Again, because a criminal trial is not held to establish the truth but sets out to establish whether the prosecution can prove its case beyond reasonable doubt, legal aid often gets used (perfectly legally and properly under the present defective system) to fund evidence to cast doubt on the prosecution case.

That is a very different thing from having a defence to that case and not at all what Parliament intended when it provided this money from the taxpayer.

Add to this the fact that expert evidence that can be used to cast doubt on the Crown case is now an easily purchasable commodity with its credibility enhanced in direct proportion to the distance it travels to get here and you have the perfect recipe for a legal aid system that is out of control in terms of cost and incurably dysfunctional in its impact under the present criminal trial process.

To achieve fairness to both the accused and victims and their families the following reforms are required:

* Abolish the right to silence. Require that a suspect must have the opportunity of seeing his lawyer or a publicly funded lawyer before being obliged to answer questions put by the police.

* In a trial the accused should be subject to the same obligation as other citizens to truthfully answer questions.

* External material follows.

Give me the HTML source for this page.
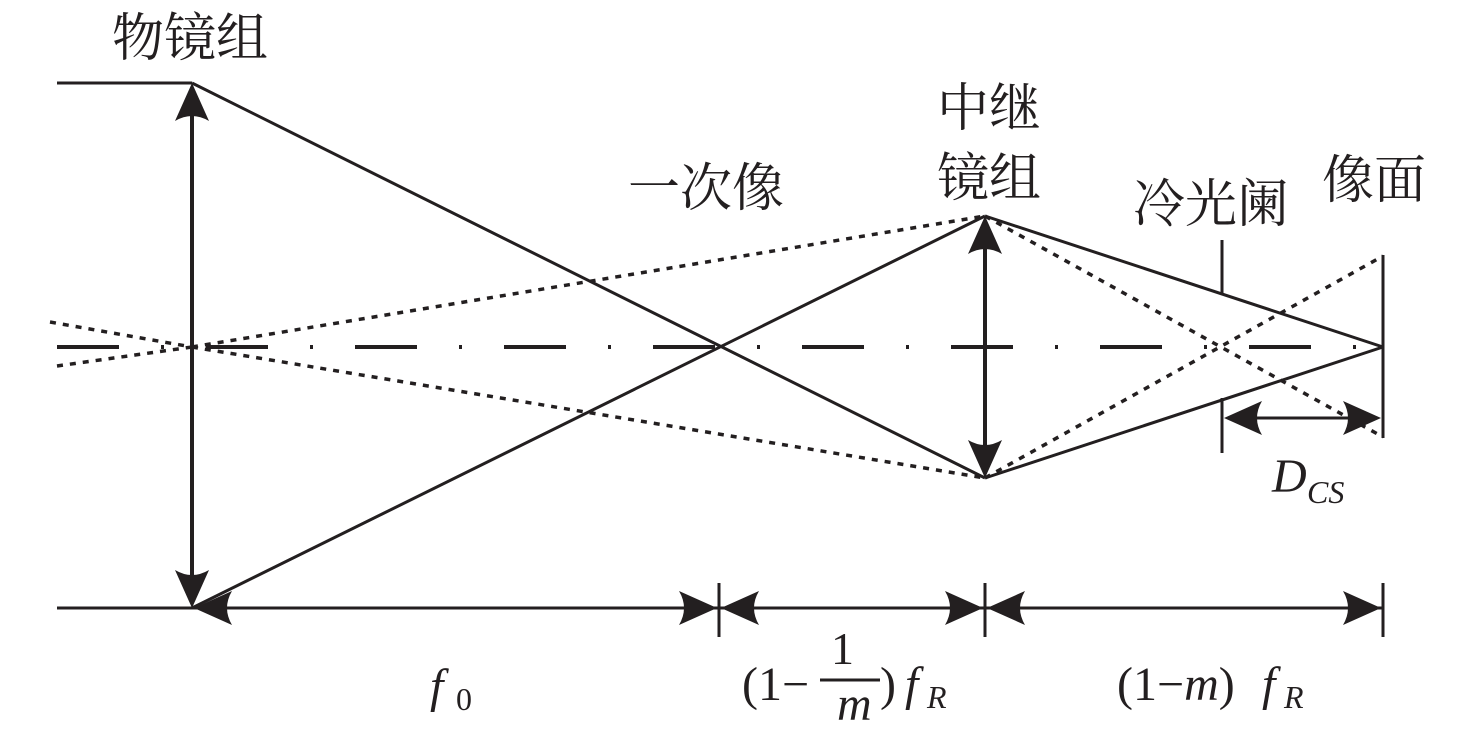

The jury should be free to draw whatever inference it chooses if the accused, having been called to the witness box, refuses to answer.

In a trial, after the evidence has been heard but before summing-up by counsel and the judge, there should be a process to establish the truth of what happened by having the judge set a series of questions which the jury answer to the best of their ability.

The judge must advise the jury that their findings at this stage do not bind them when it comes to the issue of whether the prosecution has proved its case against the accused beyond reasonable doubt.

* Have counsel sum up with freedom to comment on, criticise and disagree with the evidence and the findings as to the truth of what happened.

* The judge then sums up and must direct the jury that the process of endeavouring to establish the truth does not bind them in any way and that it is for them alone to decide whether the prosecution has proved its case against the accused beyond reasonable doubt.

These changes would have most impact at a first offence because instead of lawyers being ethically obliged to say, "Keep your trap shut and let's see what the police can actually prove", they will be saying, "You are legally obliged to answer police questions truthfully so my job is to ensure that you do not incriminate yourself for things you did not do".

The effect of these changes would be that establishing the truth will be put at the heart of the criminal justice system both at the investigative stage and during court proceedings.

The community, especially young people, would not be sent the perverse message that responsibility for criminal acts can be avoided by the street-smart act of keeping one's mouth shut.

In addition there would be a lot fewer criminal trials (and thus dramatically reduced legal aid costs) because many offenders will not be able to maintain the pretence of innocence once they no longer have the shield of silence.

David Stevenson is a Wellington writer.